The cloud has become a ubiquitous description for on-demand provisioning of data, storage, computing power and services that are touching nearly every consumer and enterprise across the globe.  Cloud computing is the must have segment for every Enterprise now. It provides ease, flexibility and cost efficiency over its conventional predecessor. Cloud has evolved from the traditional service segments of IaaS, PaaS, and SaaS to ‘Everything as a service’ now. IHS forecasts that global enterprise IT spending on cloud based architectures will grow to about $210 billion in 2018.
IoT is a conceptual framework that is about enabling connectivity and embedded intelligence in devices. IoT, which goes beyond machine-to-machine (M2M) communication to include machine-to-people, people-to-machine, machine-to-objects and people-to-objects communications, creates the ability to collect data from a broad range of devices. This data can be accessed via the cloud and analyzed using “big data” techniques. IHS forecasts a 12% annual growth in IoT devices this year.
Enterprises have begun to tap into IoT potential and Cloud has begun its evolution to the next phase. Fog Computing is the next step in cloud evolution. To put it in simple terms, Fog - Closer to ground than Cloud - Computing is an optimized Cloud computing for Internet of Things. ‘Fog computing’ or ‘edge computing’ brings the edge devices into play, fog stretches from the typical Cloud boundaries of edge devices to include edge devices. In Cloud deployment the service is deployed to the edge devices. But when the said cloud network is spread across a large geography the QoS reduces and service latency is reduced. This may vary with location and can pull down the overall QoS of the Service deployed.

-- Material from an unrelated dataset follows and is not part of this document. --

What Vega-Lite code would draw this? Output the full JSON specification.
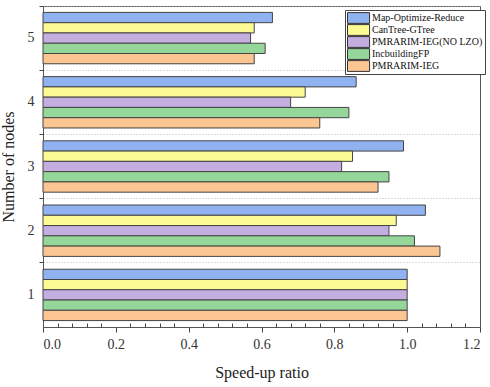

In Fog Computing the services are hosted at network edge or end-user devices itself, by hosting services in edge devices fog computing prevents the need to send all data to the central controller from the node and only the required data this prevents network coke and latency and a cost effective system can be designed. Fog computing is ideal for geographically distributed services, low latency and high response time applications. It helps the overall system run in sync and reduces the overall cost of the operations. Especially in Automobile and industrial sectors
IHS forecasts an IoT devices growth of 13% in automotive and 17% industrial sectors this year, this will drive Fog Computing. We would see an evolution of Cloud computing to Fog computing soon as analytics driven IoT is on the rise and enterprise is riding the IoT/Analytics wave to get an edge over competition.
IHS believes that the growth in IoT adoption and deployment requires Geographical distribution, large number of nodes and sensor network, real-time interactions with low latencies support structure which the current cloud will not be able to support. With the industry demand for real time analytics growing cloud services enabled edge devices that support the entire system with real time data is required. Fog Computing will be the solution for enterprise looking at Analytics and IoTs.